The question now is, ‘what were the mistakes?’ Well, for him it was five times the same mistake – in a nutshell, the absence of sensitivity and emotional engagement. My mistake was getting emotionally engaged with someone else, which instigated the second break-up. Do you see where this is going?

Some people would understand ‘cheating’ to constitute sex with someone else. For others a kiss is enough for initiating divorce proceedings. And then there are those who would consider any deviant emotional feelings as infidelity – no sex or consummation of feelings, just the feelings – that’s what I’m guilty of and what I’ve been punished for since the moment it happened. I understand why the majority of folk would see any of these examples as ‘cheating’, but I don’t understand why I should be nailed to a cross for the lesser two examples when you contrast them with the first.

Quantifying the impact of these and establishing a proportionate punishment should not be anybody’s approach to resolving the problem, no matter how hurt you may feel. You should not be getting back into a relationship with ‘the sinner’ if your motives or intentions are to punish them. You need to seek professional help if you’re the sort of person that does that.

If you want to get back together with them, do it because you feel confident enough in their repentance that you cannot foresee it happening a second time. Do it because you’re confident you’ll be able to rebuild the bridges. Do it because you genuinely believe them when they say the sin was a foolish mistake. You will always have doubts and insecurities about it, of course. But for goodness’ sake, don’t allow those to stop you from putting at least the same effort into the relationship that you did before, otherwise the sinner will be compensating for your shortcomings and eventually it’ll exhaust them, which will only lead to another break-up.

There are people who have such twisted mentalities that when they enter into a relationship, it becomes a cruel competition to see who will fuck the other over first. A long time ago I had a partner who thought this way – he was so insecure and convinced I was shagging around that he would deliberately try to make me jealous in public and even ended up shagging someone just to hurt me. It doesn’t get more screwed up than that. The really sad thing is that this behaviour was a conscious protection mechanism – break their heart before they break yours.

Back to the most recent relationship and six break-ups later, I now realise we should not have got back together after the emotional infidelity. Once the trust is gone, it’s gone. For some it’s harder to break. For others it’s far too easy. The reunion went against everything we believed in and stood for. It went against our better, albeit clouded, judgments. I couldn’t be with him, but couldn’t be without him. In the short-term, the reunions revived the excitement, the passion and the love we felt for each other, but only until the insecurities surfaced again and another break-up ensued.

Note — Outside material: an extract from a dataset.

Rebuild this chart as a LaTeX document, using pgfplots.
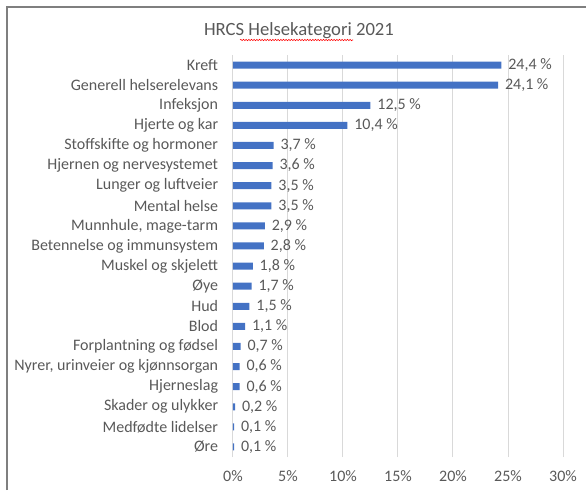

Hindsight is a bitch. I’m a ‘forgive but never forget’ kind of person. I find it impossible to hold a grudge but I do live by the motto ‘once bitten, twice shy’. There are always exceptions to the rules, though, because there will always be situations where you can’t see the wood for the trees and you’re so wrapped up in the emotion and chaos that you choose to take the easy route out, instead of the right one.

This time there was plenty of shit, but no fan. Either we’ve grown resistant to the excitement of getting back together, or we’ve genuinely grown apart. I’ve given it a lot of thought and my conclusion is that if I were in his shoes, I’d feel the same. So I can’t blame him for it.

I once told him people can’t help the way they feel, but they can help the way they behave and what they do about it. I guess we weren't that different after all.